Re: Requirements for Secondary Certificates (#522)

On Wed, Apr 11, 2018 at 8:25 AM Ryan Sleevi <ryan-ietf@sleevi.com> wrote:

>
>
> On Wed, Apr 11, 2018 at 1:01 AM, Amos Jeffries <squid3@treenet.co.nz>
> wrote:
>
>> On 11/04/18 08:20, Jeffrey Yasskin wrote:
>> >
>> > If the main problem is that Secondary Certificates make detecting
>> > compromise more difficult, would it help to have clients make a parallel
>> > connection to the DNS-discovered IP address that simply reports who's
>> > using the server's identity? I think it's safe for this connection to
>> > fail open, since if the attacker's network-privileged, they didn't need
>> > to use Secondary Certs.
>>
>> I don't think it would help at all.
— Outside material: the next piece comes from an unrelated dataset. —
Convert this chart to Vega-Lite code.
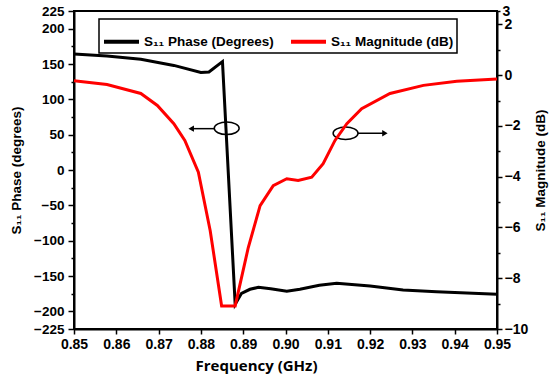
{
  "$schema": "https://vega.github.io/schema/vega-lite/v6.json",
  "autosize": {"type": "none"},
  "padding": {"left": 74, "top": 11, "right": 53, "bottom": 57},
  "width": 423,
  "height": 318,
  "background": "white",
  "datasets": {
    "phase": [
      {"f": 0.85, "v": 164}, {"f": 0.8578, "v": 161.3}, {"f": 0.8658, "v": 156.6}, {"f": 0.8736, "v": 148},
      {"f": 0.88, "v": 138}, {"f": 0.8819, "v": 138.7}, {"f": 0.8851, "v": 153.3}, {"f": 0.8881, "v": -190},
      {"f": 0.8896, "v": -174.5}, {"f": 0.8916, "v": -168.8}, {"f": 0.8936, "v": -166}, {"f": 0.8965, "v": -168},
      {"f": 0.9003, "v": -171.5}, {"f": 0.9034, "v": -168.8}, {"f": 0.908, "v": -163}, {"f": 0.9121, "v": -160.3},
      {"f": 0.92, "v": -164.1}, {"f": 0.9278, "v": -169.8}, {"f": 0.9357, "v": -172.2}, {"f": 0.95, "v": -175.9}
    ],
    "mag": [
      {"f": 0.85, "v": -0.22}, {"f": 0.8578, "v": -0.37}, {"f": 0.8658, "v": -0.72}, {"f": 0.8697, "v": -1.19},
      {"f": 0.8736, "v": -1.91}, {"f": 0.8762, "v": -2.57}, {"f": 0.8794, "v": -3.82}, {"f": 0.8822, "v": -6.13},
      {"f": 0.8849, "v": -9.09}, {"f": 0.8881, "v": -9.09}, {"f": 0.8912, "v": -6.79}, {"f": 0.894, "v": -5.14},
      {"f": 0.8971, "v": -4.35}, {"f": 0.9003, "v": -4.08}, {"f": 0.903, "v": -4.15}, {"f": 0.9062, "v": -4.02},
      {"f": 0.9089, "v": -3.49}, {"f": 0.9117, "v": -2.57}, {"f": 0.9145, "v": -1.91}, {"f": 0.918, "v": -1.32},
      {"f": 0.9247, "v": -0.72}, {"f": 0.9326, "v": -0.4}, {"f": 0.9405, "v": -0.24}, {"f": 0.95, "v": -0.15}
    ],
    "ellipses": [
      {"f": 0.8861, "v": 59},
      {"f": 0.9142, "v": 52}
    ],
    "arrows": [
      {"f": 0.8833, "f2": 0.8777, "v": 58.5},
      {"f": 0.9171, "f2": 0.9235, "v": 52}
    ],
    "heads": [
      {"f": 0.8777, "v": 58.5, "dir": "left"},
      {"f": 0.9235, "v": 52, "dir": "right"}
    ]
  },
  "config": {
    "view": {"stroke": "black", "strokeWidth": 2},
    "axis": {
      "grid": false,
      "domainColor": "black",
      "domainWidth": 2,
      "tickColor": "black",
      "tickWidth": 1.5,
      "labelColor": "black",
      "labelFont": "Liberation Sans",
      "labelFontWeight": "bold",
      "titleFont": "Liberation Sans",
      "titleFontWeight": "bold",
      "titleColor": "black",
      "labelOverlap": false,
      "labelFlush": false
    },
    "legend": {
      "strokeWidth": 1.5
    }
  },
  "encoding": {
    "x": {
      "field": "f",
      "type": "quantitative",
      "scale": {"domain": [0.85, 0.95], "nice": false, "zero": false},
      "axis": {
        "title": "Frequency (GHz)",
        "values": [0.85, 0.86, 0.87, 0.88, 0.89, 0.9, 0.91, 0.92, 0.93, 0.94, 0.95],
        "format": ".2f",
        "labelFontSize": 14,
        "tickSize": 5,
        "labelPadding": 3,
        "titleFont": "Open Sans",
        "titleFontSize": 15,
        "titleAlign": "center",
        "titleX": 182,
        "titlePadding": 7
      }
    }
  },
  "layer": [
    {
      "data": {"name": "phase"},
      "mark": {"type": "line", "strokeWidth": 3},
      "encoding": {
        "y": {
          "field": "v",
          "type": "quantitative",
          "scale": {"domain": [-225, 225], "nice": false, "zero": false},
          "axis": {
            "title": "S₁₁ Phase (degrees)",
            "orient": "left",
            "values": [-225, -200, -175, -150, -125, -100, -75, -50, -25, 0, 25, 50, 75, 100, 125, 150, 175, 200, 225],
            "labelExpr": "(abs(datum.value) == 225 || datum.value % 50 == 0) ? datum.label : ''",
            "tickSize": {"condition": {"test": "abs(datum.value) != 225 && datum.value % 50 != 0", "value": 3}, "value": 6},
            "labelFontSize": 13.5,
            "labelPadding": 4,
            "titleFontSize": 13.5,
            "titlePadding": 10
          }
        },
        "color": {
          "datum": "S₁₁ Phase (Degrees)",
          "type": "nominal",
          "scale": {"domain": ["S₁₁ Phase (Degrees)", "S₁₁ Magnitude (dB)"], "range": ["black", "#ff0000"]},
          "legend": {
            "title": null,
            "orient": "none",
            "legendX": 25,
            "legendY": 8,
            "direction": "horizontal",
            "strokeColor": "black",
            "fillColor": "white",
            "padding": 3,
            "symbolType": "stroke",
            "symbolSize": 1225,
            "symbolStrokeWidth": 4,
            "labelFont": "Liberation Sans",
            "labelFontWeight": "bold",
            "labelFontSize": 13.5,
            "labelColor": "black",
            "labelOffset": 3,
            "columnPadding": 9,
            "labelLimit": 300
          }
        }
      }
    },
    {
      "data": {"name": "arrows"},
      "mark": {"type": "rule", "color": "black", "strokeWidth": 1.5},
      "encoding": {
        "x2": {"field": "f2"},
        "y": {"field": "v", "type": "quantitative", "scale": {"domain": [-225, 225], "nice": false, "zero": false}, "axis": null}
      }
    },
    {
      "data": {"name": "ellipses"},
      "mark": {
        "type": "point",
        "shape": "M-1,0A1,0.5,0,1,1,1,0A1,0.5,0,1,1,-1,0Z",
        "size": 620,
        "filled": false,
        "color": "black",
        "strokeWidth": 1.5,
        "opacity": 1
      },
      "encoding": {
        "y": {"field": "v", "type": "quantitative", "scale": {"domain": [-225, 225], "nice": false, "zero": false}, "axis": null}
      }
    },
    {
      "data": {"name": "heads"},
      "mark": {"type": "point", "filled": true, "color": "black", "size": 40, "opacity": 1},
      "encoding": {
        "y": {"field": "v", "type": "quantitative", "scale": {"domain": [-225, 225], "nice": false, "zero": false}, "axis": null},
        "shape": {
          "field": "dir",
          "type": "nominal",
          "scale": {"domain": ["left", "right"], "range": ["triangle-left", "triangle-right"]},
          "legend": null
        }
      }
    },
    {
      "data": {"name": "mag"},
      "mark": {"type": "line", "strokeWidth": 3},
      "encoding": {
        "y": {
          "field": "v",
          "type": "quantitative",
          "scale": {"domain": [-10, 2.53], "nice": false, "zero": false},
          "axis": {
            "title": "S₁₁ Magnitude (dB)",
            "orient": "right",
            "values": [-10, -9, -8, -7, -6, -5, -4, -3, -2, -1, 0, 1, 2, 2.53],
            "labelExpr": "datum.value == 2.53 ? '3' : (datum.value % 2 == 0 ? datum.label : '')",
            "tickSize": {"condition": {"test": "datum.value % 2 != 0", "value": 3}, "value": 5},
            "labelFontSize": 14,
            "labelPadding": 2,
            "titleFontSize": 13.5,
            "titleAngle": -90,
            "titleBaseline": "top",
            "titlePadding": 6
          }
        },
        "color": {"datum": "S₁₁ Magnitude (dB)", "type": "nominal"}
      }
    }
  ],
  "resolve": {"scale": {"y": "independent"}}
}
Recall that DNS/BGP is already
>> compromised in order to perform the attack at all. So any side
>> connection is just as easily caught and faked as the original was.
>>
>
> I think there may have been a misunderstanding. In the Secondary
> Certificates case, with key compromise, you can mount the attack without a
> DNS/BGP compromise. That is, total effort to mount attack = (key
> compromise). Jeffrey's suggestion is to force a connection establishment -
> even in the case of a Secondary Certificate offer - such that the effective
> steps to compromise require (key compromise) + (BGP hijack, DNS compromise,
> on-path presence). Which is roughly the status quo for today in a
> non-Secondary Certificate case.
>

That is, effective steps to compromise *without detection*. If the attacker
is willing to be detected, it'd still just take (key compromise).